On Tue, Jan 15, 2013, Michael Still <mikal at stillhq.com> wrote:
> On Mon, Jan 14, 2013 at 10:39 PM, Mark McLoughlin <markmc at redhat.com> wrote:
> > Or perhaps even simpler than native threads, have the periodic task
> > spawn off a new process for the long-running operation and reap it on
> > the next task iteration.
> 
> This is an interesting approach. It is however harder for the
> developer adding a periodic task to implement, which means they're
> more likely to get it wrong.
> 
> I find the simplicity of being able to just mark a periodic task as
> being external very attractive. Its "no" additional code for the
> person making something external, its a mechanism that developers are
> already familiar with, and it keeps the code for the periodic element
> with the rest of the code for that functionality. In the same way that
> a developer doesn't have to worry about the internal mechanisms of how
> periodic tasks get run, I would like to have something where the
> majority of developers don't have to spend significant time
> implementing a new mechanism for just their periodic task, and then
> adding tests for that mechanism.

I don't think making one-off process based periodic tasks are a good
idea either. It needs to be at a lower layer and I think the API could
support that without any changes to any of the existing periodic tasks.

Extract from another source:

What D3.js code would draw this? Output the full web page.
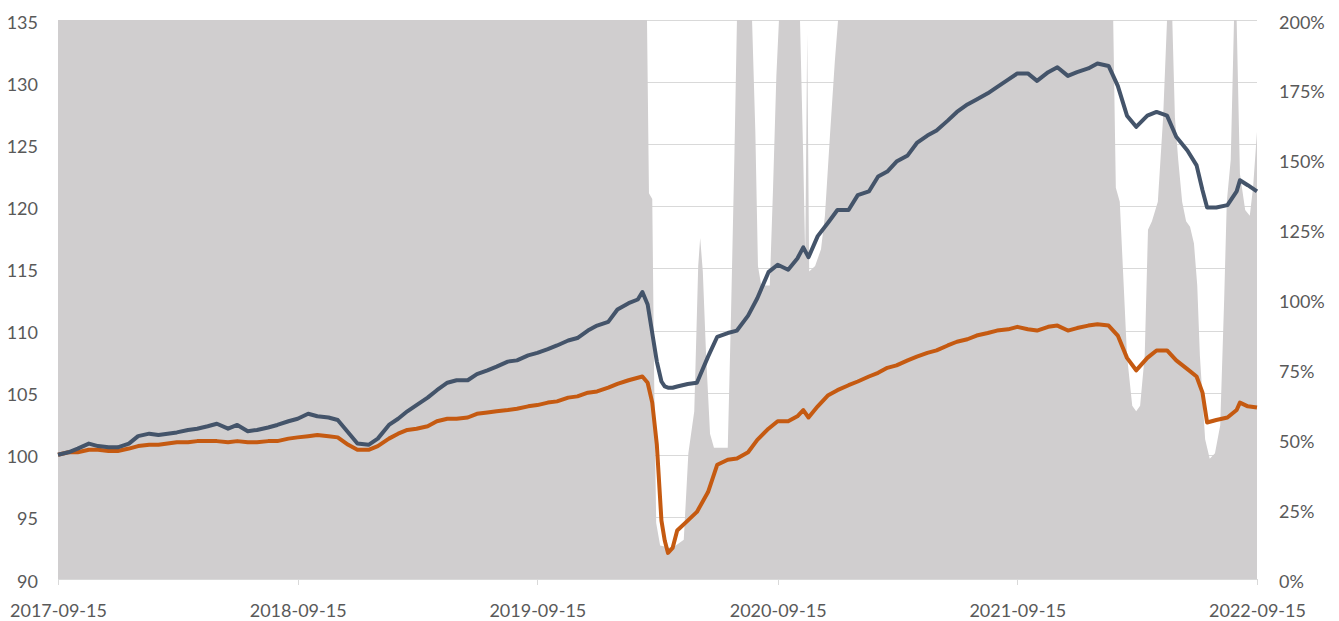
<!DOCTYPE html>
<html>
<head>
<meta charset="utf-8">
<script src="https://cdn.jsdelivr.net/npm/d3@7"></script>
<style>
  body { margin: 0; background: #fff; }
  svg { display: block; }
</style>
</head>
<body>
<svg id="chart" width="1339" height="621" viewBox="0 0 1339 621"></svg>
<script>
// dates shared by the two index lines
const lineDates = [
  "2017-09-15","2017-10-01","2017-10-15","2017-11-01","2017-11-15","2017-12-01","2017-12-15",
  "2018-01-01","2018-01-15","2018-02-01","2018-02-15","2018-03-01","2018-03-15","2018-04-01",
  "2018-04-15","2018-05-01","2018-05-15","2018-06-01","2018-06-15","2018-07-01","2018-07-15",
  "2018-08-01","2018-08-15","2018-09-01","2018-09-15","2018-10-01","2018-10-15","2018-11-01",
  "2018-11-15","2018-12-01","2018-12-15","2019-01-01","2019-01-15","2019-02-01","2019-02-15",
  "2019-03-01","2019-03-15","2019-04-01","2019-04-15","2019-05-01","2019-05-15","2019-06-01",
  "2019-06-15","2019-07-01","2019-07-15","2019-08-01","2019-08-15","2019-09-01","2019-09-15",
  "2019-10-01","2019-10-15","2019-11-01","2019-11-15","2019-12-01","2019-12-15","2020-01-01",
  "2020-01-15","2020-02-01","2020-02-15","2020-02-22","2020-03-01","2020-03-08","2020-03-15",
  "2020-03-22","2020-03-27","2020-04-01","2020-04-08","2020-04-15","2020-05-01","2020-05-15",
  "2020-06-01","2020-06-15","2020-07-01","2020-07-15","2020-08-01","2020-08-15","2020-09-01",
  "2020-09-15","2020-10-01","2020-10-15","2020-10-24","2020-11-01","2020-11-15","2020-12-01",
  "2020-12-15","2021-01-01","2021-01-15","2021-02-01","2021-02-15","2021-03-01","2021-03-15",
  "2021-04-01","2021-04-15","2021-05-01","2021-05-15","2021-06-01","2021-06-15","2021-07-01",
  "2021-07-15","2021-08-01","2021-08-15","2021-09-01","2021-09-15","2021-10-01","2021-10-15",
  "2021-11-01","2021-11-15","2021-12-01","2021-12-15","2022-01-01","2022-01-15","2022-02-01",
  "2022-02-15","2022-03-01","2022-03-15","2022-04-01","2022-04-15","2022-05-01","2022-05-15",
  "2022-06-01","2022-06-15","2022-06-24","2022-07-01","2022-07-15","2022-08-01","2022-08-15",
  "2022-08-20","2022-09-01","2022-09-15"
];

// navy line (left axis)
const blueValues = [
  100.0,100.2,100.5,100.9,100.7,100.6,100.6,
  100.9,101.5,101.7,101.6,101.7,101.8,102.0,
  102.1,102.3,102.5,102.1,102.4,101.9,102.0,
  102.2,102.4,102.7,102.9,103.3,103.1,103.0,
  102.8,101.8,100.9,100.8,101.3,102.4,102.9,
  103.5,104.0,104.6,105.2,105.8,106.0,106.0,
  106.5,106.8,107.1,107.5,107.6,108.0,108.2,
  108.5,108.8,109.2,109.4,110.0,110.4,110.7,
  111.7,112.2,112.5,113.1,112.1,109.8,107.5,
  105.9,105.5,105.4,105.4,105.5,105.7,105.8,
  107.9,109.5,109.8,110.0,111.2,112.6,114.7,
  115.3,114.9,115.8,116.7,115.9,117.6,118.7,
  119.7,119.7,120.9,121.2,122.4,122.8,123.6,
  124.1,125.1,125.7,126.1,126.9,127.6,128.2,
  128.6,129.1,129.6,130.2,130.7,130.7,130.1,
  130.8,131.2,130.5,130.8,131.1,131.5,131.3,
  129.7,127.3,126.4,127.3,127.6,127.3,125.6,
  124.5,123.3,121.3,119.9,119.9,120.1,121.2,
  122.1,121.7,121.2
];

// orange line (left axis)
const orangeValues = [
  100.0,100.2,100.2,100.4,100.4,100.3,100.3,
  100.5,100.7,100.8,100.8,100.9,101.0,101.0,
  101.1,101.1,101.1,101.0,101.1,101.0,101.0,
  101.1,101.1,101.3,101.4,101.5,101.6,101.5,
  101.4,100.8,100.4,100.4,100.7,101.3,101.7,
  102.0,102.1,102.3,102.7,102.9,102.9,103.0,
  103.3,103.4,103.5,103.6,103.7,103.9,104.0,
  104.2,104.3,104.6,104.7,105.0,105.1,105.4,
  105.7,106.0,106.2,106.3,105.8,104.2,100.8,
  94.7,93.1,92.1,92.5,93.9,94.7,95.4,
  97.0,99.2,99.6,99.7,100.2,101.2,102.1,
  102.7,102.7,103.1,103.6,103.0,103.9,104.8,
  105.2,105.6,105.9,106.3,106.6,107.0,107.2,
  107.6,107.9,108.2,108.4,108.8,109.1,109.3,
  109.6,109.8,110.0,110.1,110.3,110.1,110.0,
  110.3,110.4,110.0,110.2,110.4,110.5,110.4,
  109.6,107.8,106.8,107.8,108.4,108.4,107.6,
  106.9,106.3,105.0,102.6,102.8,103.0,103.6,
  104.2,103.9,103.8
];

// grey area (right axis, %)
const areaDates = [
  "2017-09-15","2020-02-29","2020-03-03","2020-03-08","2020-03-11","2020-03-14","2020-03-20",
  "2020-04-07","2020-04-25","2020-05-02","2020-05-11","2020-05-17","2020-05-20","2020-05-24",
  "2020-05-29","2020-06-04","2020-06-10","2020-07-01","2020-07-06","2020-07-11","2020-07-15",
  "2020-08-07","2020-08-12","2020-08-16","2020-08-21","2020-09-03","2020-09-08","2020-09-13",
  "2020-09-17","2020-10-19","2020-10-24","2020-10-27","2020-10-30","2020-11-02","2020-11-11",
  "2020-11-20","2020-11-26","2020-12-04","2020-12-11","2020-12-16","2022-02-08","2022-02-12",
  "2022-02-18","2022-02-23","2022-03-01","2022-03-09","2022-03-15","2022-03-21","2022-03-28",
  "2022-04-02","2022-04-08","2022-04-17","2022-04-25","2022-05-01","2022-05-09","2022-05-13",
  "2022-05-18","2022-05-24","2022-05-30","2022-06-05","2022-06-11","2022-06-16","2022-06-20",
  "2022-06-28","2022-07-05","2022-07-13","2022-07-21","2022-07-27","2022-07-31","2022-08-06",
  "2022-08-11","2022-08-15","2022-08-20","2022-08-28","2022-09-04","2022-09-09","2022-09-15"
];
const areaValues = [
  200,200,138,136,70,20,12,
  11,14,45,60,112,122,110,
  80,52,47,47,95,150,200,
  200,160,112,105,105,140,180,
  200,200,150,115,195,110,112,
  118,130,160,185,200,200,140,
  135,110,80,62,60,62,80,
  125,128,135,165,200,200,165,
  150,135,128,126,120,105,80,
  50,43,45,55,100,135,150,
  200,200,145,132,130,140,160
];

const leftTicks = [90, 95, 100, 105, 110, 115, 120, 125, 130, 135];
const rightTicks = [0, 25, 50, 75, 100, 125, 150, 175, 200];
const xTicks = ["2017-09-15","2018-09-15","2019-09-15","2020-09-15","2021-09-15","2022-09-15"];

const parse = d3.timeParse("%Y-%m-%d");

const blueData = lineDates.map((d, i) => ({ date: parse(d), value: blueValues[i] }));
const orangeData = lineDates.map((d, i) => ({ date: parse(d), value: orangeValues[i] }));
const areaData = areaDates.map((d, i) => ({ date: parse(d), value: areaValues[i] }));

const margin = { top: 20, right: 82, bottom: 42, left: 58 };
const width = 1339 - margin.left - margin.right;
const height = 621 - margin.top - margin.bottom;

const svg = d3.select("#chart");
const g = svg.append("g").attr("transform", `translate(${margin.left},${margin.top})`);

const x = d3.scaleTime()
  .domain([parse(xTicks[0]), parse(xTicks[xTicks.length - 1])])
  .range([0, width]);
const yLeft = d3.scaleLinear().domain([90, 135]).range([height, 0]);
const yRight = d3.scaleLinear().domain([0, 200]).range([height, 0]);

svg.append("defs").append("clipPath").attr("id", "plotClip")
  .append("rect").attr("width", width).attr("height", height);

// gridlines behind everything
g.append("g")
  .selectAll("line")
  .data(leftTicks)
  .enter()
  .append("line")
  .attr("x1", 0)
  .attr("x2", width)
  .attr("y1", (d) => Math.round(yLeft(d)) + 0.5)
  .attr("y2", (d) => Math.round(yLeft(d)) + 0.5)
  .attr("stroke", "#d9d9d9")
  .attr("stroke-width", 1);

// grey area on right axis
const area = d3.area()
  .x((d) => x(d.date))
  .y0(height)
  .y1((d) => yRight(d.value));

g.append("path")
  .datum(areaData)
  .attr("clip-path", "url(#plotClip)")
  .attr("d", area)
  .attr("fill", "#d0cecf");

// bottom axis line with small ticks
g.append("line")
  .attr("x1", 0).attr("x2", width)
  .attr("y1", height + 0.5).attr("y2", height + 0.5)
  .attr("stroke", "#d9d9d9");

g.append("g")
  .selectAll("line")
  .data(xTicks)
  .enter()
  .append("line")
  .attr("x1", (d) => Math.round(x(parse(d))) + 0.5)
  .attr("x2", (d) => Math.round(x(parse(d))) + 0.5)
  .attr("y1", height)
  .attr("y2", height + 6)
  .attr("stroke", "#d9d9d9");

const line = d3.line()
  .x((d) => x(d.date))
  .y((d) => yLeft(d.value));

g.append("path")
  .datum(orangeData)
  .attr("d", line)
  .attr("fill", "none")
  .attr("stroke", "#c55a11")
  .attr("stroke-width", 4)
  .attr("stroke-linejoin", "round");

g.append("path")
  .datum(blueData)
  .attr("d", line)
  .attr("fill", "none")
  .attr("stroke", "#44546a")
  .attr("stroke-width", 4)
  .attr("stroke-linejoin", "round");

// axes (labels only)
const fontStack = "Lato, 'Open Sans', sans-serif";

function styleAxis(sel) {
  sel.select(".domain").remove();
  sel.selectAll(".tick line").remove();
  sel.selectAll("text")
    .attr("fill", "#595959")
    .style("font-family", fontStack)
    .style("font-size", "18px");
}

g.append("g")
  .call(d3.axisLeft(yLeft).tickValues(leftTicks).tickSize(0).tickPadding(20))
  .call(styleAxis)
  .selectAll("text").attr("dy", "0.45em");

g.append("g")
  .attr("transform", `translate(${width},0)`)
  .call(d3.axisRight(yRight).tickValues(rightTicks).tickSize(0).tickPadding(22)
    .tickFormat((d) => d + "%"))
  .call(styleAxis)
  .selectAll("text").attr("dy", "0.45em");

g.append("g")
  .attr("transform", `translate(0,${height})`)
  .call(d3.axisBottom(x).tickValues(xTicks.map(parse)).tickSize(0).tickPadding(25)
    .tickFormat(d3.timeFormat("%Y-%m-%d")))
  .call(styleAxis);
</script>
</body>
</html>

> I can see a few approaches now:
> 
>  - we keep nova-periodic as a separate process: simpler to code,
> harder to deploy
> 
>  - we move the existing nova-periodic code into a separate process
> fork()ed by nova-compute on startup: separates out slow periodic tasks
> from the main nova-compute, easier to deploy. One very slow periodic
> task still blocks other less slow periodic tasks.
> 
>  - we change the periodic task running code to fork() a process every
> time it needs to run an "external" periodic task, it then wait()s for
> those processes later in its loop: means you can have as many slow
> periodic tasks as you want without them blocking each other, makes the
> periodic task running more complex and therefore more likely to have
> bugs, easy to deploy, transparent to users.
> 
> What do people think?

I'd prefer the third option. The second option might be a good
short-term option to get to the third depending on how much code is
necessary.

I'd prefer to not have yet another daemon when it has to run on the same
system as nova-compute anyway.

I added code a while ago to fork and manage processes for nova-api. It
might be a good starting point to build on top of for moving periodic
tasks into a separate process.

> We should note that we need the externalizable flag mostly for the
> benefit of shared data structures and locking. The flag indicates that
> the developer has ensured that she has no shared state with the inner
> workings of nova-compute.

Do you have an example in mind where this could be a problem?